In mid-January 2016 Hart joined the Racing & Wagering Western Australia Owners Only program as an ambassador. Hart's role is to promote the project and its associated benefits, as well as attending a variety of Owners Only events. This organisation is designed to encourage Western Australians to buy into racing horses or dogs; as Hart describes it, "something which has given him a lifetime of enjoyment".

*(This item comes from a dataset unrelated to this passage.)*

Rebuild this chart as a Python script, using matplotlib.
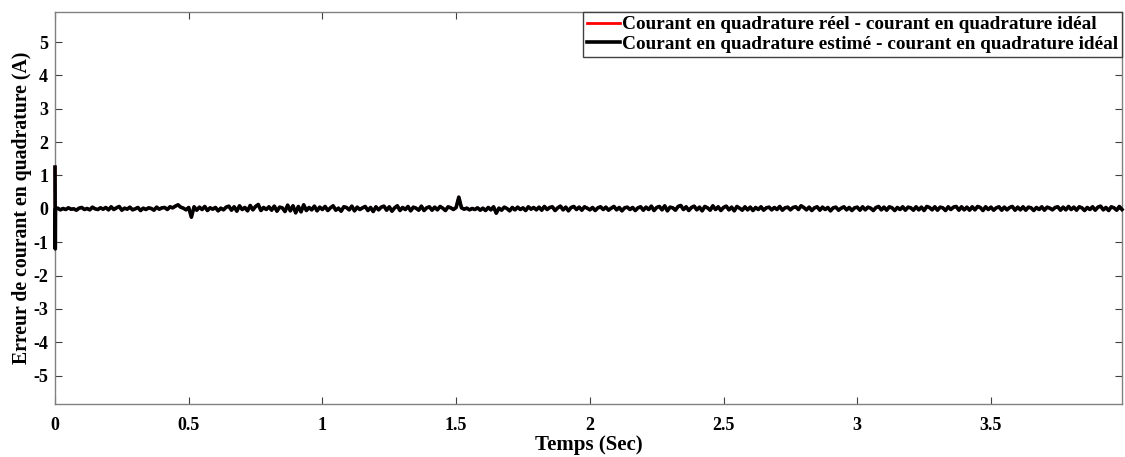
import numpy as np
import matplotlib
matplotlib.use("Agg")
import matplotlib.pyplot as plt

plt.rcParams['font.family'] = ['Liberation Serif', 'DejaVu Serif']
plt.rcParams['font.weight'] = 'bold'

# Start-up transient (s, A)
spike_t = [0.0, 0.001, 0.002]
spike_v = [1.25, -1.2, 0.0]

# Error samples every 0.01 s from 0.01 s to 3.99 s (A)
noise_v = [
    0.02, -0.03, 0.01, -0.02, 0.03, -0.01, 0.00, -0.04, 0.02, 0.04, -0.02, 0.01, -0.03, 0.05, 0.00, -0.02, 0.03, -0.01, 0.04, -0.03,
    0.06, -0.02, 0.03, 0.07, -0.04, 0.02, -0.01, 0.05, -0.03, 0.00, 0.04, -0.05, 0.02, -0.02, 0.03, 0.01, -0.04, 0.05, -0.01, 0.03,
    0.04, -0.02, 0.06, 0.03, 0.08, 0.12, 0.05, 0.02, -0.03, 0.04, -0.25, 0.06, -0.04, 0.05, -0.02, 0.07, -0.05, 0.03, -0.01, 0.04,
    -0.06, 0.02, -0.03, 0.05, 0.08, -0.04, 0.06, -0.07, 0.09, -0.02, 0.04, -0.06, 0.10, -0.03, 0.07, 0.13, -0.05, 0.04, -0.02, 0.06,
    -0.04, 0.08, -0.07, 0.05, 0.03, -0.08, 0.11, -0.06, 0.09, -0.12, 0.07, -0.09, 0.12, -0.05, 0.04, -0.03, 0.08, -0.06, 0.05, -0.02,
    0.07, -0.05, 0.03, 0.09, -0.04, 0.02, -0.07, 0.06, 0.04, -0.03, 0.08, -0.06, 0.05, -0.02, 0.03, 0.07, -0.05, 0.04, -0.08, 0.06,
    -0.03, 0.05, 0.08, -0.04, 0.06, -0.07, 0.03, 0.09, -0.05, 0.04, -0.02, 0.07, -0.06, 0.05, 0.02, -0.04, 0.08, -0.05, 0.03, 0.06,
    -0.04, 0.05, -0.03, 0.07, 0.02, -0.05, 0.06, 0.03, -0.02, 0.04, 0.35, 0.03, -0.01, 0.02, -0.03, 0.01, -0.02, 0.03, -0.04, 0.02,
    -0.05, 0.04, -0.03, 0.06, -0.13, 0.02, -0.04, 0.05, 0.01, -0.06, 0.04, -0.03, 0.05, -0.02, 0.03, -0.05, 0.06, -0.01, 0.04, -0.03,
    0.05, -0.04, 0.07, -0.02, 0.04, 0.06, -0.05, 0.03, 0.08, -0.03, 0.05, -0.06, 0.04, 0.07, -0.02, 0.05, -0.04, 0.06, 0.02, -0.03,
    0.04, -0.05, 0.03, 0.06, -0.02, 0.05, -0.04, 0.02, 0.07, -0.03, 0.04, -0.06, 0.03, 0.05, -0.02, 0.04, -0.05, 0.03, 0.06, -0.04,
    0.05, -0.02, 0.08, -0.05, 0.04, 0.07, -0.03, 0.09, -0.06, 0.05, 0.03, -0.04, 0.07, 0.10, -0.02, 0.06, -0.05, 0.04, 0.08, -0.03,
    0.05, -0.06, 0.07, 0.03, -0.04, 0.09, -0.02, 0.06, -0.05, 0.04, 0.08, -0.03, 0.05, -0.06, 0.07, 0.02, -0.04, 0.06, -0.03, 0.05,
    -0.05, 0.04, -0.02, 0.06, -0.04, 0.03, 0.05, -0.03, 0.04, -0.02, 0.07, -0.04, 0.03, 0.05, -0.03, 0.04, 0.06, -0.02, 0.09, 0.04,
    -0.03, 0.05, -0.05, 0.03, 0.06, -0.04, 0.05, -0.02, 0.04, -0.06, 0.03, 0.05, -0.04, 0.02, 0.06, -0.03, 0.04, -0.05, 0.03, 0.05,
    -0.04, 0.06, -0.03, 0.05, 0.02, -0.05, 0.04, 0.07, -0.03, 0.05, -0.04, 0.06, 0.03, -0.05, 0.04, -0.02, 0.06, -0.04, 0.05, 0.03,
    -0.04, 0.06, -0.03, 0.05, -0.05, 0.07, 0.04, -0.03, 0.06, -0.04, 0.05, 0.03, -0.05, 0.06, -0.02, 0.05, 0.07, -0.04, 0.06, -0.03,
    0.05, -0.04, 0.06, -0.03, 0.07, 0.04, -0.05, 0.06, -0.02, 0.05, -0.04, 0.03, 0.06, -0.04, 0.05, -0.03, 0.04, 0.07, -0.04, 0.05,
    -0.03, 0.06, -0.04, 0.05, 0.03, -0.05, 0.04, -0.02, 0.06, -0.04, 0.05, 0.02, -0.03, 0.04, 0.06, -0.04, 0.05, -0.03, 0.07, -0.02,
    0.05, -0.04, 0.06, 0.03, -0.05, 0.04, -0.02, 0.06, -0.04, 0.05, 0.08, -0.03, 0.04, -0.05, 0.06, 0.03, -0.04, 0.07, -0.02,
]
noise_t = [0.01 * (i + 1) for i in range(len(noise_v))]

time = spike_t + noise_t
err_est = spike_v + noise_v
err_real = spike_v + noise_v

x_ticks = [0, 0.5, 1, 1.5, 2, 2.5, 3, 3.5]
x_ticklabels = ['0', '0.5', '1', '1.5', '2', '2.5', '3', '3.5']
y_ticks = [-5, -4, -3, -2, -1, 0, 1, 2, 3, 4, 5]
y_ticklabels = ['-5', '-4', '-3', '-2', '-1', '0', '1', '2', '3', '4', '5']

labels = ['Courant en quadrature réel - courant en quadrature idéal',
          'Courant en quadrature estimé - courant en quadrature idéal']

fig = plt.figure(figsize=(11.25, 4.57), dpi=100)
ax = fig.add_axes([55 / 1125, 1 - 404 / 457, (1122 - 55) / 1125, (404 - 12) / 457])

ax.plot(time, err_real, color='#ff0000', lw=2.0, label=labels[0], zorder=3, clip_on=False)
ax.plot(time, err_est, color='#000000', lw=2.6, label=labels[1], zorder=4, clip_on=False)

ax.set_xlim(0, 3.99)
ax.set_ylim(-5.85, 5.9)
ax.set_xticks(x_ticks)
ax.set_xticklabels(x_ticklabels)
ax.set_yticks(y_ticks)
ax.set_yticklabels(y_ticklabels)
ax.tick_params(direction='in', length=5, width=0.8, color='#404040',
               top=True, right=True, labelsize=13)
ax.tick_params(axis='y', pad=5)
ax.tick_params(axis='x', pad=9)
for lbl in ax.get_xticklabels() + ax.get_yticklabels():
    lbl.set_fontweight('bold')
for s in ax.spines.values():
    s.set_color('#808080')
    s.set_linewidth(1.0)

ax.set_xlabel('Temps (Sec)', fontsize=15, fontweight='bold', labelpad=1)
ax.set_ylabel('Erreur de courant en quadrature (A)', fontsize=14.2, fontweight='bold', labelpad=1)

leg = ax.legend(loc='upper right', bbox_to_anchor=(1.0, 1.0),
                prop={'weight': 'bold', 'size': 13.9},
                frameon=True, fancybox=False, framealpha=1, edgecolor='#404040',
                handlelength=1.7, handletextpad=0.1, borderpad=0.2,
                labelspacing=0.12, borderaxespad=0)
leg.get_frame().set_linewidth(1.0)
leg.set_zorder(10)

fig.savefig('out.png', dpi=100)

Hart's involvement in the racing industry dates back to his time at Rick Hart Group, being a registered bookie from 1979 to 1992. Throughout this period he became one of Australia's highest-profile bookmakers and a president of the Western Australia Bookmakers' Association. In 1989, then chairman of the Bookmakers' Association, Hart resigned from the industry due to the way in which the Turf Club and other aspects of the industry were treating bookmakers in this state. Hart ultimately stayed close to the industry, becoming a member of the Western Australian Turf Club Committee and named apparent heir to the chairmanship of the committee, before being appointed chairman of the Fremantle Dockers in 2003.